5

I'm creating a script that connects to a server and dumps the output to a tempfile. I want to use sed in the script to grab specific information from the temp file. The output would always have the 80 char dashed line then the information I want followed by the Disconnected statement.

I've gotten a regex working if it was just a single line the trouble is how do I group the newlines as well?

Regex

-\{80\}[\r\n]*\(.*\)[\r\n]\{4\}Disconnected

File

...
--------------------------------------------------------------------------------
The information that I want to get can be a single line or multiple lines.
Another line to grab.

And this should be caught as well.

Disconnected ...

Desired output

The information that I want to get can be a single line or multiple lines.
Another line to grab.

And this should be caught as well.

3 Answers 3

6

First use the '-n' flag to suppress automatic output. Next use sed addresses to quote the part you are interested at (from the dashes "---" till a line that has the word "Disconnected"). Finally print the pattern space (all the pattern space since you're interested in everything inside it).

~$ sed -n '/^---*/,/Disconnected/{p}' inputfile

Edited because of LF4 request of removing the line with dashes from the result.

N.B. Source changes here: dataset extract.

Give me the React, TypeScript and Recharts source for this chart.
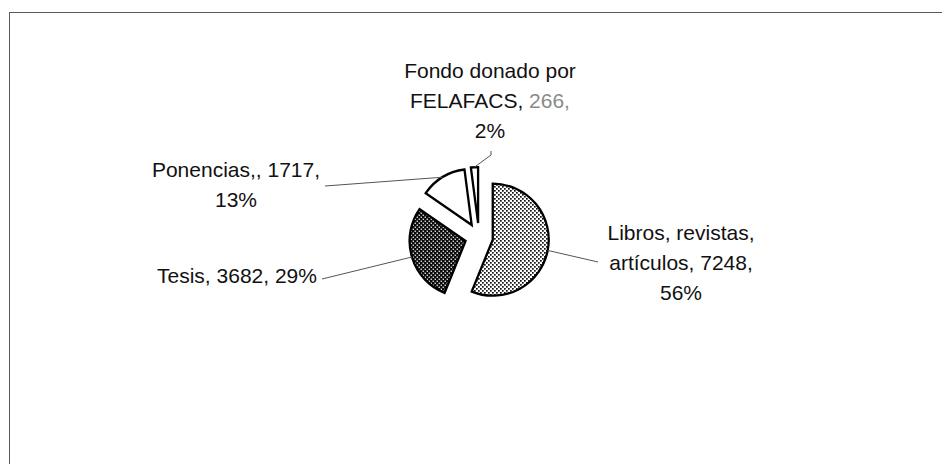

With the "addresses" you quote individual pattern spaces. So you can do whatever you want with those individual pattern spaces. Including remove lines by regexp. In the example, the command removes lines formed by dashes from the pattern space yielding the output you're looking for:

~$ sed -n '/^---*/,/Disconnected/{/^---*/d;p}' inputfile

HTH

3
  • Thats nice and clean but it's also including the dashes and the disconnected line. I have to run lines=wc -l; sed -n '2;$lines {p}' in order to remove them is there a way to group with that sed command?
    – krizzo
    Sep 24, 2011 at 23:13
  • Notice that with sed addressed you get the individual pattern spaces. With them you can do whatever you want. See my edit.
    – hmontoliu
    Sep 25, 2011 at 10:25
  • Interesting thank you for explaining that I didn't know about sed addresses and how they worked I'll have to do reading about it.
    – krizzo
    Sep 26, 2011 at 15:00
4

sed can look for the pattern in multiple lines by concatenating them into which is called "hold space", something like this:

$ sed -n '1h;1!H;${;g;s/.*\(-\{80\}.*Disconnected\).*/\1/p;}' file
  • 1h: copy the first line to hold space
  • 1!H: from the second line, append to hold space
  • $: the last line
  • g: copy the hold space to pattern buffer
  • s/pattern/substitution/: search and substitute
  • \1: back reference to the group in pattern
  • p: print
2
  • This worked well, I modified it to grab just the text excluding the dashes and the Disconnect as well as the blank line before Disconnected and after the dashes. sed -n '1h;1!H;${;g;s/.*(-\{80\}\n(.*)\nDisconnected.*/\1/p;}' file
    – krizzo
    Sep 24, 2011 at 23:08
  • Don't forget to escape the round bracket with a backslash.
    – quanta
    Sep 25, 2011 at 3:08
1

Easiest, but not very efficient way is

  1. Use tr to remove all newlines.

    tr '\n' ' '
    
  2. Re-add newlines after the Disconnected with sed's \a command.

  3. Parse that data using your sed command.